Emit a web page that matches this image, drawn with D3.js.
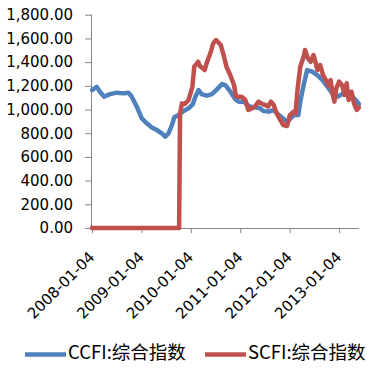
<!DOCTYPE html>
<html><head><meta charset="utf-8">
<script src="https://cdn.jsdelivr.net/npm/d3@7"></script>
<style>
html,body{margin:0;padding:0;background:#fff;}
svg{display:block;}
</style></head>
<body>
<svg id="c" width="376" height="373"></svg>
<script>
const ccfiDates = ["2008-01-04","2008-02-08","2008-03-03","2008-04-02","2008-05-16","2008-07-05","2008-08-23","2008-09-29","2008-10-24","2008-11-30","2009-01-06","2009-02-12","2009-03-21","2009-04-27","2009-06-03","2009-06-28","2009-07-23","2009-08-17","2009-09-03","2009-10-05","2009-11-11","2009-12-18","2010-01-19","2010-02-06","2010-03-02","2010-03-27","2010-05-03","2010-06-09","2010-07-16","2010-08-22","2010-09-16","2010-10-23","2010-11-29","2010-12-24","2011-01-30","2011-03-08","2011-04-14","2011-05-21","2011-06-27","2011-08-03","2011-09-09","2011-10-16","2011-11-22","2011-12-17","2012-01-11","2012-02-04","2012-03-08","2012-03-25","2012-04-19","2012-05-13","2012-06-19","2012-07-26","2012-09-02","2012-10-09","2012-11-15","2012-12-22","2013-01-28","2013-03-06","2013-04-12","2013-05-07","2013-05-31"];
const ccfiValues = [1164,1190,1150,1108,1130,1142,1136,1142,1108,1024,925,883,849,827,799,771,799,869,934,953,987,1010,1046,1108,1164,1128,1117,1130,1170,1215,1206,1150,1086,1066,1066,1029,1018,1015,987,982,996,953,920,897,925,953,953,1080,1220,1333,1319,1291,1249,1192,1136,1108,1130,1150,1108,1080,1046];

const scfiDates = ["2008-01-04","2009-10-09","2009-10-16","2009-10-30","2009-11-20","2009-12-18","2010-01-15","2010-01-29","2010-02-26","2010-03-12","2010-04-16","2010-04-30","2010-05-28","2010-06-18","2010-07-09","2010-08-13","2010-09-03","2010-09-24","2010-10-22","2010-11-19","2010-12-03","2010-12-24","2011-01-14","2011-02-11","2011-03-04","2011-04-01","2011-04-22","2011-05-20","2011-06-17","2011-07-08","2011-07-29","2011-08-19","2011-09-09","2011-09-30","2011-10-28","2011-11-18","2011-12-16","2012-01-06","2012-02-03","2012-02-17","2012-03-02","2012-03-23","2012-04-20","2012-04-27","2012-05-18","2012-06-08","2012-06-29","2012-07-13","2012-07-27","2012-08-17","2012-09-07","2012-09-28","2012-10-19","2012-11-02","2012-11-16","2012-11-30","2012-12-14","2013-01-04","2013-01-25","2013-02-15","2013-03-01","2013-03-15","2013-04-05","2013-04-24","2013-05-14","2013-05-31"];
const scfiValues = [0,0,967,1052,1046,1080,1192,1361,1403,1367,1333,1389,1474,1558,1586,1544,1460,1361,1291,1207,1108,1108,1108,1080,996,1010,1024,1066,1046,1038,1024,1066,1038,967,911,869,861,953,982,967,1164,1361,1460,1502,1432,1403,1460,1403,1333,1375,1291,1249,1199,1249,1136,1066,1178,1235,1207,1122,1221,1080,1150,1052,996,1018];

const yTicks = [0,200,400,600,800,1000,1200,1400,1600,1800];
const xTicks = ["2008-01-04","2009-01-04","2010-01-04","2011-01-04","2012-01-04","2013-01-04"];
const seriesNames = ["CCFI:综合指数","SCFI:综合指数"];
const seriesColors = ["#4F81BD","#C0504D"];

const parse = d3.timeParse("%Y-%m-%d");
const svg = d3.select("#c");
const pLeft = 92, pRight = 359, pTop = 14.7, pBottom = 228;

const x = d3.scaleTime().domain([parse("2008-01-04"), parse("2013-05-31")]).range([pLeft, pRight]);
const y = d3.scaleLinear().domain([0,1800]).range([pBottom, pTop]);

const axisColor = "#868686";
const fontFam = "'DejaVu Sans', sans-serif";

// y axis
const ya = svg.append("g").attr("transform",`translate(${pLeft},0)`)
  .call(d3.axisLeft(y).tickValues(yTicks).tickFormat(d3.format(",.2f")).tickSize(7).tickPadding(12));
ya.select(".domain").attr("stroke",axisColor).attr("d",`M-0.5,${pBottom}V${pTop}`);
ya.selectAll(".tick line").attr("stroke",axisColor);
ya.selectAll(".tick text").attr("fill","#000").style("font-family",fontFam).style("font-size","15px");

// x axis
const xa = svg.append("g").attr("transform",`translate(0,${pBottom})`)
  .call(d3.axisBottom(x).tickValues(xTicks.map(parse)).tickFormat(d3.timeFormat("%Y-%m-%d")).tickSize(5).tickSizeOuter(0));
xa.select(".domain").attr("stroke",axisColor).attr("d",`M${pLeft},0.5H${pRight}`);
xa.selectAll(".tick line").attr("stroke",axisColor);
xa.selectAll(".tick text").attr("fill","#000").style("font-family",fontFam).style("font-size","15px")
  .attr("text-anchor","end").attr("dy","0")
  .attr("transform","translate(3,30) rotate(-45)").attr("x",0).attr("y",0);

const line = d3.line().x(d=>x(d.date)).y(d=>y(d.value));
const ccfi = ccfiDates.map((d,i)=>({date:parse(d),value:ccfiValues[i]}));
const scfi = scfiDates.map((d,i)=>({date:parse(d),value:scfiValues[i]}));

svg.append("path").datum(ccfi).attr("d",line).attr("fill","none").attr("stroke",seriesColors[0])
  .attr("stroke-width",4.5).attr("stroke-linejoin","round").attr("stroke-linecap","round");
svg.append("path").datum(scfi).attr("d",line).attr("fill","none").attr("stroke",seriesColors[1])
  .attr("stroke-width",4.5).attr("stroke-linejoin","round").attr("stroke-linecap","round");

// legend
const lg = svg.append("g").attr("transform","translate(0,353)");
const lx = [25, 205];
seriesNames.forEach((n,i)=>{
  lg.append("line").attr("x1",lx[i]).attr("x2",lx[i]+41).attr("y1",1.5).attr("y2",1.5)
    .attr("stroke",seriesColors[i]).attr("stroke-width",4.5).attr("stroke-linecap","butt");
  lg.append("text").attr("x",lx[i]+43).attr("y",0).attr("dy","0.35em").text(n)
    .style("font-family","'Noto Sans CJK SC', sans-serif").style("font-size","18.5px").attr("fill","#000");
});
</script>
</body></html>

■ ■ ■

**SET EXERCISE**. Write out the listing above again, exactly, but with no pictures in the copy.

**WORKED SOLUTION**.
Emit a web page that matches this image, drawn with D3.js.
<!DOCTYPE html>
<html><head><meta charset="utf-8">
<script src="https://cdn.jsdelivr.net/npm/d3@7"></script>
<style>
html,body{margin:0;padding:0;background:#fff;}
svg{display:block;}
</style></head>
<body>
<svg id="c" width="376" height="373"></svg>
<script>
const ccfiDates = ["2008-01-04","2008-02-08","2008-03-03","2008-04-02","2008-05-16","2008-07-05","2008-08-23","2008-09-29","2008-10-24","2008-11-30","2009-01-06","2009-02-12","2009-03-21","2009-04-27","2009-06-03","2009-06-28","2009-07-23","2009-08-17","2009-09-03","2009-10-05","2009-11-11","2009-12-18","2010-01-19","2010-02-06","2010-03-02","2010-03-27","2010-05-03","2010-06-09","2010-07-16","2010-08-22","2010-09-16","2010-10-23","2010-11-29","2010-12-24","2011-01-30","2011-03-08","2011-04-14","2011-05-21","2011-06-27","2011-08-03","2011-09-09","2011-10-16","2011-11-22","2011-12-17","2012-01-11","2012-02-04","2012-03-08","2012-03-25","2012-04-19","2012-05-13","2012-06-19","2012-07-26","2012-09-02","2012-10-09","2012-11-15","2012-12-22","2013-01-28","2013-03-06","2013-04-12","2013-05-07","2013-05-31"];
const ccfiValues = [1164,1190,1150,1108,1130,1142,1136,1142,1108,1024,925,883,849,827,799,771,799,869,934,953,987,1010,1046,1108,1164,1128,1117,1130,1170,1215,1206,1150,1086,1066,1066,1029,1018,1015,987,982,996,953,920,897,925,953,953,1080,1220,1333,1319,1291,1249,1192,1136,1108,1130,1150,1108,1080,1046];

const scfiDates = ["2008-01-04","2009-10-09","2009-10-16","2009-10-30","2009-11-20","2009-12-18","2010-01-15","2010-01-29","2010-02-26","2010-03-12","2010-04-16","2010-04-30","2010-05-28","2010-06-18","2010-07-09","2010-08-13","2010-09-03","2010-09-24","2010-10-22","2010-11-19","2010-12-03","2010-12-24","2011-01-14","2011-02-11","2011-03-04","2011-04-01","2011-04-22","2011-05-20","2011-06-17","2011-07-08","2011-07-29","2011-08-19","2011-09-09","2011-09-30","2011-10-28","2011-11-18","2011-12-16","2012-01-06","2012-02-03","2012-02-17","2012-03-02","2012-03-23","2012-04-20","2012-04-27","2012-05-18","2012-06-08","2012-06-29","2012-07-13","2012-07-27","2012-08-17","2012-09-07","2012-09-28","2012-10-19","2012-11-02","2012-11-16","2012-11-30","2012-12-14","2013-01-04","2013-01-25","2013-02-15","2013-03-01","2013-03-15","2013-04-05","2013-04-24","2013-05-14","2013-05-31"];
const scfiValues = [0,0,967,1052,1046,1080,1192,1361,1403,1367,1333,1389,1474,1558,1586,1544,1460,1361,1291,1207,1108,1108,1108,1080,996,1010,1024,1066,1046,1038,1024,1066,1038,967,911,869,861,953,982,967,1164,1361,1460,1502,1432,1403,1460,1403,1333,1375,1291,1249,1199,1249,1136,1066,1178,1235,1207,1122,1221,1080,1150,1052,996,1018];

const yTicks = [0,200,400,600,800,1000,1200,1400,1600,1800];
const xTicks = ["2008-01-04","2009-01-04","2010-01-04","2011-01-04","2012-01-04","2013-01-04"];
const seriesNames = ["CCFI:综合指数","SCFI:综合指数"];
const seriesColors = ["#4F81BD","#C0504D"];

const parse = d3.timeParse("%Y-%m-%d");
const svg = d3.select("#c");
const pLeft = 92, pRight = 359, pTop = 14.7, pBottom = 228;

const x = d3.scaleTime().domain([parse("2008-01-04"), parse("2013-05-31")]).range([pLeft, pRight]);
const y = d3.scaleLinear().domain([0,1800]).range([pBottom, pTop]);

const axisColor = "#868686";
const fontFam = "'DejaVu Sans', sans-serif";

// y axis
const ya = svg.append("g").attr("transform",`translate(${pLeft},0)`)
  .call(d3.axisLeft(y).tickValues(yTicks).tickFormat(d3.format(",.2f")).tickSize(7).tickPadding(12));
ya.select(".domain").attr("stroke",axisColor).attr("d",`M-0.5,${pBottom}V${pTop}`);
ya.selectAll(".tick line").attr("stroke",axisColor);
ya.selectAll(".tick text").attr("fill","#000").style("font-family",fontFam).style("font-size","15px");

// x axis
const xa = svg.append("g").attr("transform",`translate(0,${pBottom})`)
  .call(d3.axisBottom(x).tickValues(xTicks.map(parse)).tickFormat(d3.timeFormat("%Y-%m-%d")).tickSize(5).tickSizeOuter(0));
xa.select(".domain").attr("stroke",axisColor).attr("d",`M${pLeft},0.5H${pRight}`);
xa.selectAll(".tick line").attr("stroke",axisColor);
xa.selectAll(".tick text").attr("fill","#000").style("font-family",fontFam).style("font-size","15px")
  .attr("text-anchor","end").attr("dy","0")
  .attr("transform","translate(3,30) rotate(-45)").attr("x",0).attr("y",0);

const line = d3.line().x(d=>x(d.date)).y(d=>y(d.value));
const ccfi = ccfiDates.map((d,i)=>({date:parse(d),value:ccfiValues[i]}));
const scfi = scfiDates.map((d,i)=>({date:parse(d),value:scfiValues[i]}));

svg.append("path").datum(ccfi).attr("d",line).attr("fill","none").attr("stroke",seriesColors[0])
  .attr("stroke-width",4.5).attr("stroke-linejoin","round").attr("stroke-linecap","round");
svg.append("path").datum(scfi).attr("d",line).attr("fill","none").attr("stroke",seriesColors[1])
  .attr("stroke-width",4.5).attr("stroke-linejoin","round").attr("stroke-linecap","round");

// legend
const lg = svg.append("g").attr("transform","translate(0,353)");
const lx = [25, 205];
seriesNames.forEach((n,i)=>{
  lg.append("line").attr("x1",lx[i]).attr("x2",lx[i]+41).attr("y1",1.5).attr("y2",1.5)
    .attr("stroke",seriesColors[i]).attr("stroke-width",4.5).attr("stroke-linecap","butt");
  lg.append("text").attr("x",lx[i]+43).attr("y",0).attr("dy","0.35em").text(n)
    .style("font-family","'Noto Sans CJK SC', sans-serif").style("font-size","18.5px").attr("fill","#000");
});
</script>
</body></html>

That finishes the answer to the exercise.